Records from a collection
+--
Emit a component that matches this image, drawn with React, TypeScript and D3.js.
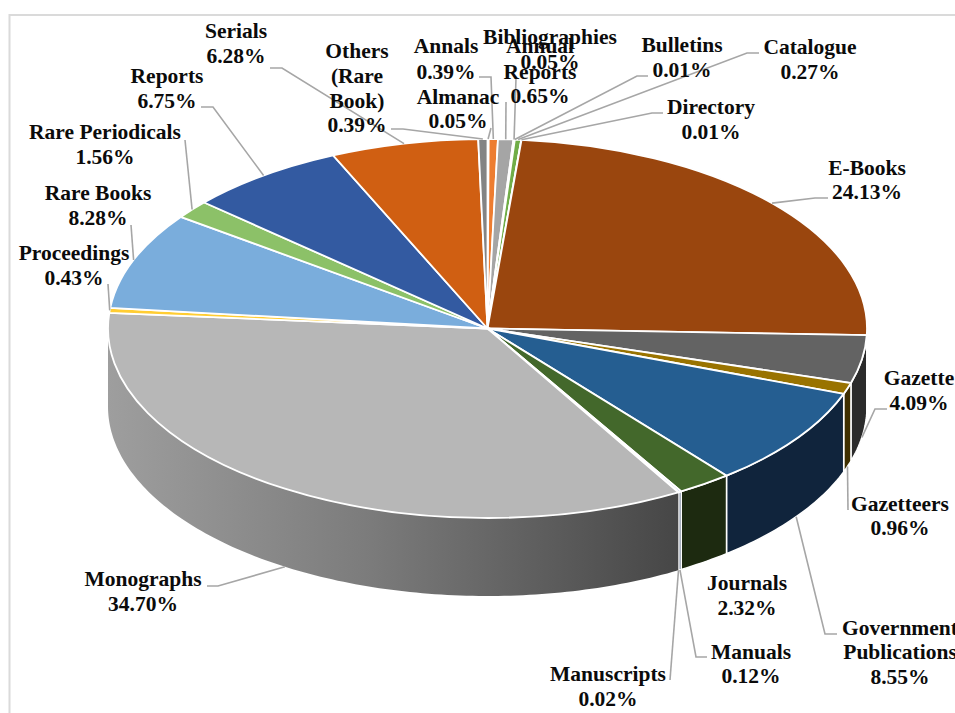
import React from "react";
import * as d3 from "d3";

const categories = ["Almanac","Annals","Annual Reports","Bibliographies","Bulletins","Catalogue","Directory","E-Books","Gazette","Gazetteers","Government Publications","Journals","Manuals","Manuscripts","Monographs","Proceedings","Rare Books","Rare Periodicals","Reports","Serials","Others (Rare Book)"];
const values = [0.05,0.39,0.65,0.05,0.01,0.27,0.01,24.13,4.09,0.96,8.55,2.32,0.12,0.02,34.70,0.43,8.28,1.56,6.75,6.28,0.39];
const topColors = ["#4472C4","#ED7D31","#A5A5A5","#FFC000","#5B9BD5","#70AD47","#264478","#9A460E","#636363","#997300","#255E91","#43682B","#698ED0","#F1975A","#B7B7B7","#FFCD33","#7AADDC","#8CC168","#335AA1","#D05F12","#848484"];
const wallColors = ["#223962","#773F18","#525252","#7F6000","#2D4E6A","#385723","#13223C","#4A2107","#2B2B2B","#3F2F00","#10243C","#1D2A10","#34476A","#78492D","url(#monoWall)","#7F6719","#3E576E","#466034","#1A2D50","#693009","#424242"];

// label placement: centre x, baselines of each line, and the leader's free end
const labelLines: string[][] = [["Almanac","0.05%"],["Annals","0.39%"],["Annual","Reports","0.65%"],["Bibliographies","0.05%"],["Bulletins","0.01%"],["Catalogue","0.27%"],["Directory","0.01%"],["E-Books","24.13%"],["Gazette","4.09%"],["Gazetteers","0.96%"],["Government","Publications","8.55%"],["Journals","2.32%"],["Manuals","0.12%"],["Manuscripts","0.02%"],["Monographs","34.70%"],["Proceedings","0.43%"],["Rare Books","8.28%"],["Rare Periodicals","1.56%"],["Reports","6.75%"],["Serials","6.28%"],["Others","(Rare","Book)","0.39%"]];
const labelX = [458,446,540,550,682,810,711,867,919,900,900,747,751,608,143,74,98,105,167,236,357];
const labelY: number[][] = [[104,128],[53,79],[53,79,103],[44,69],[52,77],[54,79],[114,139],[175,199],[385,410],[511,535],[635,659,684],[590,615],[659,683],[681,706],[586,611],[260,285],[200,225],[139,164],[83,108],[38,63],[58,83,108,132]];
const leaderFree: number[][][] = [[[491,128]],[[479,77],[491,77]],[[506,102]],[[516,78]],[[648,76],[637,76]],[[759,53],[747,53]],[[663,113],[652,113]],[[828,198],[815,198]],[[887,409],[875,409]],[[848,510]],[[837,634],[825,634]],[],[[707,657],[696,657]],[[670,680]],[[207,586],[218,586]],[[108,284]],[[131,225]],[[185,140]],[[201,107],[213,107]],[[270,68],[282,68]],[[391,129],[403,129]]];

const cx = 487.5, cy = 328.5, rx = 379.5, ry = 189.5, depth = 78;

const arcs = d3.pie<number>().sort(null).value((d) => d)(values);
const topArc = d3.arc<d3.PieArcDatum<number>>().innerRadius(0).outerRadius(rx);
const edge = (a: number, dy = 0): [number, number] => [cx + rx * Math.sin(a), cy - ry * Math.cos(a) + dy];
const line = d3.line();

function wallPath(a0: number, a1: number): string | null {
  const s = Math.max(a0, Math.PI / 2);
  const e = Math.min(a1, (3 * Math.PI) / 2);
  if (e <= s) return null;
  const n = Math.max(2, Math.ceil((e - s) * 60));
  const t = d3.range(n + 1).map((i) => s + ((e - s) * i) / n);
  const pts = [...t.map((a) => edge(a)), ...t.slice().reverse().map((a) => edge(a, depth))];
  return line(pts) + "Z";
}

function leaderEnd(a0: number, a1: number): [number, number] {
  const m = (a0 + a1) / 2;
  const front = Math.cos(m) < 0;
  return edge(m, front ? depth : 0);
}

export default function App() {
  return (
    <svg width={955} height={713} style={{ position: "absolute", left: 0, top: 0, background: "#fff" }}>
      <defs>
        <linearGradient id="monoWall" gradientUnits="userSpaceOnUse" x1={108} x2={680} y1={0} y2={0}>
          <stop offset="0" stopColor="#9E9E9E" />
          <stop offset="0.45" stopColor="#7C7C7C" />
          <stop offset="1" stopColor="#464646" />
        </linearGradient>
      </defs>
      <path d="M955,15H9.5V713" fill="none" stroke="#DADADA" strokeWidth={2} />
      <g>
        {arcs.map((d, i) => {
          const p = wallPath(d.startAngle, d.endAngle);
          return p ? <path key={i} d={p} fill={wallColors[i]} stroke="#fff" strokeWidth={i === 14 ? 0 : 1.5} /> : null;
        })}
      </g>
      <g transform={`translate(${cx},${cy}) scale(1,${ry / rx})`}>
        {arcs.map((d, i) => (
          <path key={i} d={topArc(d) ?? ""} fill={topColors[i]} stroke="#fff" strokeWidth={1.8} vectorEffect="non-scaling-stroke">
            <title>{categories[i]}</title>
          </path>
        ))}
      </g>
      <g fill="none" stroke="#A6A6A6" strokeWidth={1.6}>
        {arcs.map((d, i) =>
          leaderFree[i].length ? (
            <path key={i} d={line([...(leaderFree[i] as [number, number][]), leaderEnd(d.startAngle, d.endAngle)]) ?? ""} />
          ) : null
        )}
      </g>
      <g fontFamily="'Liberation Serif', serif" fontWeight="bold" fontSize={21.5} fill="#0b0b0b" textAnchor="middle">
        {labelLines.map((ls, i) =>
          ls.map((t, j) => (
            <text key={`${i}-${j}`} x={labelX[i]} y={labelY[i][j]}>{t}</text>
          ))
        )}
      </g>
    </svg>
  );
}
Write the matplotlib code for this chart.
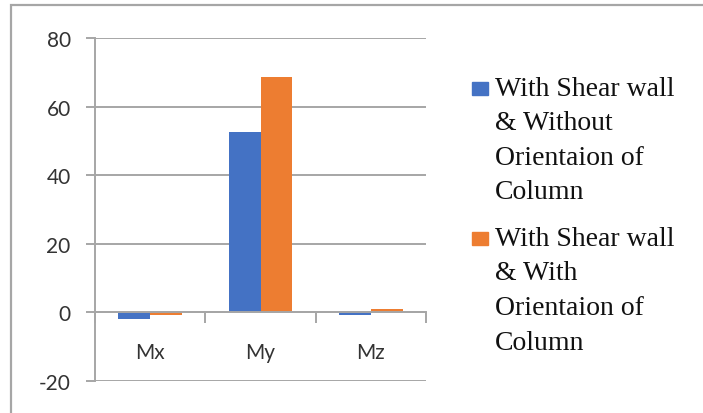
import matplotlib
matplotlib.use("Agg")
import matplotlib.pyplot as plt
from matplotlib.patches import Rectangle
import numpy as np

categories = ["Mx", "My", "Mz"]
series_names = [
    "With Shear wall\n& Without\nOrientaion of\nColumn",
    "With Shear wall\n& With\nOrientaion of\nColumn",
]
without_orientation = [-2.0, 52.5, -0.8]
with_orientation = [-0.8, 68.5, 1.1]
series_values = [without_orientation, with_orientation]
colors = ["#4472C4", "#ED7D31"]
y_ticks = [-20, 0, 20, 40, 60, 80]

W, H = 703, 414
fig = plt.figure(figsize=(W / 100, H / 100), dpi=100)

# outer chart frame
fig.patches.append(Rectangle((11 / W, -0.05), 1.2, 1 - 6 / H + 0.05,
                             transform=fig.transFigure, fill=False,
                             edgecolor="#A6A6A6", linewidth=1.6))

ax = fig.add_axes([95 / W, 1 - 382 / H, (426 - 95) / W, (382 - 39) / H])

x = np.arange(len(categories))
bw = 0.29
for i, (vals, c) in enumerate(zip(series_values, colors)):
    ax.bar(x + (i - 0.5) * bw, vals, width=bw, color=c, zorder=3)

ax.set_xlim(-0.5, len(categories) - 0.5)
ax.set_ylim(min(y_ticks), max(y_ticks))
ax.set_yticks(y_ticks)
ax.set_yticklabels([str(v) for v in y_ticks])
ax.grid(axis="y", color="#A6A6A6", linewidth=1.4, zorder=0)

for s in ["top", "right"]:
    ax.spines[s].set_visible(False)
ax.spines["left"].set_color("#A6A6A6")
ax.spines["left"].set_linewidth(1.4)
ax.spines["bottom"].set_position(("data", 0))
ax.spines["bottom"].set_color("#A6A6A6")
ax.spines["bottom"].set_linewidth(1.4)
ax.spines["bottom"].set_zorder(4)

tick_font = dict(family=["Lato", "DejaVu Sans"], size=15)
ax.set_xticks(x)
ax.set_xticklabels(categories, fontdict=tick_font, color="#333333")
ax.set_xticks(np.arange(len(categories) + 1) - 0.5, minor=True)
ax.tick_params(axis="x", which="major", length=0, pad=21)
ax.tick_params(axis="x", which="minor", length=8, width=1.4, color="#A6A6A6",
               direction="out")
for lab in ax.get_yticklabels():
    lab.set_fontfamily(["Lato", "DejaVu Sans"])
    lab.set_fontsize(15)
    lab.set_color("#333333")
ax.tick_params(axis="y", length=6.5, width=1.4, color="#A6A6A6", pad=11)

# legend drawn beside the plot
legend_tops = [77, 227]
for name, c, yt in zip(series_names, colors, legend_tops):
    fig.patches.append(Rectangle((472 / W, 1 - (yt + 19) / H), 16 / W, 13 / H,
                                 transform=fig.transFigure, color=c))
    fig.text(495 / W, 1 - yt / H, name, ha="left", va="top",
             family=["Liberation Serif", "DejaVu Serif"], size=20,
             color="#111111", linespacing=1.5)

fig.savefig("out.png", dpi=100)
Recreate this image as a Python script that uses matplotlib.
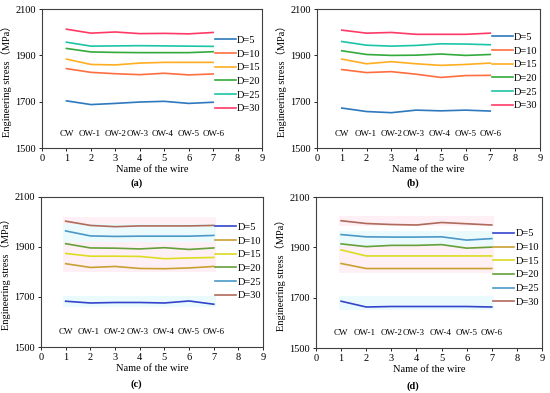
+--
**Work to do**
Skip the pictures, please, and transcribe only the lines from the beginning of the material through the one that contains "import * as".

**Final answer**
Emit a component that matches this image, drawn with React, TypeScript and D3.js.
import React from "react";
import * as d3 from "d3";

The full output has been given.